Bemerkenswert ist, wie sehr diese neue Welle den Aufständen des Vorjahrzehnts ähnelt: Auslöser sind oft soziale Ungerechtigkeiten, konkrete Anlässe, die lang angestauten Frust freisetzen. In Indonesien gewährten sich die Parlamentsabgeordneten großzügige Zuschüsse, während viele unter Teuerungen und Sparpolitik leiden. In Marokko starben in einem Krankenhaus mehrere Gebärende; ein Symbol für das miese Gesundheitssystem. In Madagaskar lösten Ausfälle bei Strom- und Wasserversorgung die Demonstrationen aus. Weitere Gemeinsamkeiten: Es gibt kaum Anführer*innen und wenig Organisation. Polizeigewalt gegen die Proteste befeuert diese noch. Die Demonstrierenden entwickeln rasch eine eigene Ikonografie, die global vernetzend wirkt – was 2010 die Guy-Fawkes-Maske war, ist jetzt die Verwendung der »One Piece«-Piratenflagge –, und bringen mitunter, wie in Nepal, Regierungen zu Fall.
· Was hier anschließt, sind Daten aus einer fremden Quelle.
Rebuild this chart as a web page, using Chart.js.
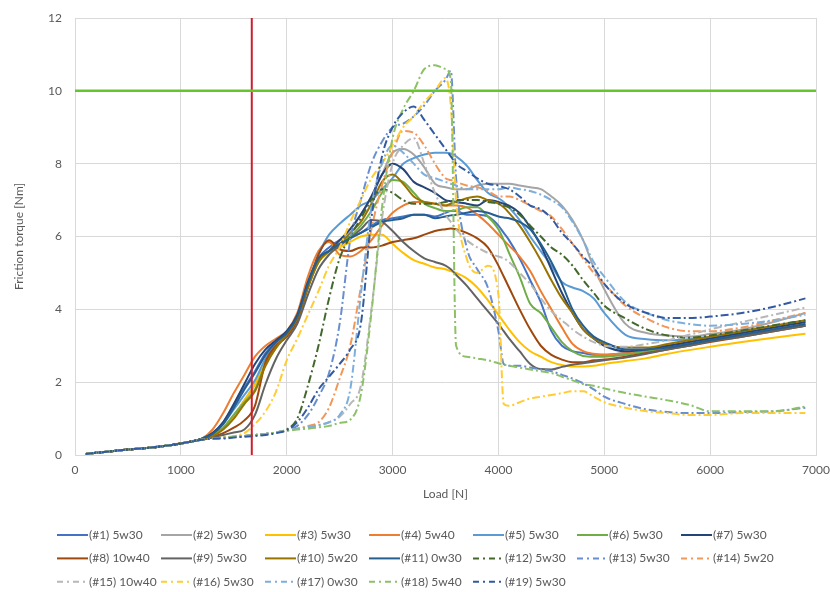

Die Proteste erinnern uns an etwas, das in der apokalyptischen Düsternis dieser Tage leicht aus dem Blick gerät: dass die Suche nach Gerechtigkeit, Solidarität und Lebensglück Menschen immer wieder ein Antrieb sein wird, auch wenn man es nicht kommen sieht. Die Zunahme aufstandsartiger Proteste erklärte der vor wenigen Monaten verstorbene Theoretiker Joshua Cover zudem mit dem Ende des Streik-geprägten Fordismus, wodurch die Revolten des Frühkapitalismus – in modernisierter Form – zurückkehrten. Andere Beobachter*innen und Teilnehmer*innen der Proteste des Vorjahrzehnts, etwa der Autor Vincent Bevins, betonen eher einen Mangel an Organisierung – die Massenorganisationen des 20. Jahrhunderts gibt es so nicht mehr – und sehen darin einen Grund dafür, dass trotz beeindruckender Mobilisierungen kaum Forderungen durchgesetzt werden konnten.

So oder so: Das Echo der Zehnerjahre ist nicht verstummt – logisch eigentlich, denn all die Widersprüche sind ungelöst geblieben. Es hat sich ein Berg enttäuschter Hoffnungen, aber auch ein Wissensschatz darüber angehäuft, dass die Macht der Regierungen nicht unantastbar ist. Das Echo der globalen Revolte wird also weitergetragen. So wie jetzt im Ruf der Jugend von Jakarta, Antananarivo oder Kathmandu.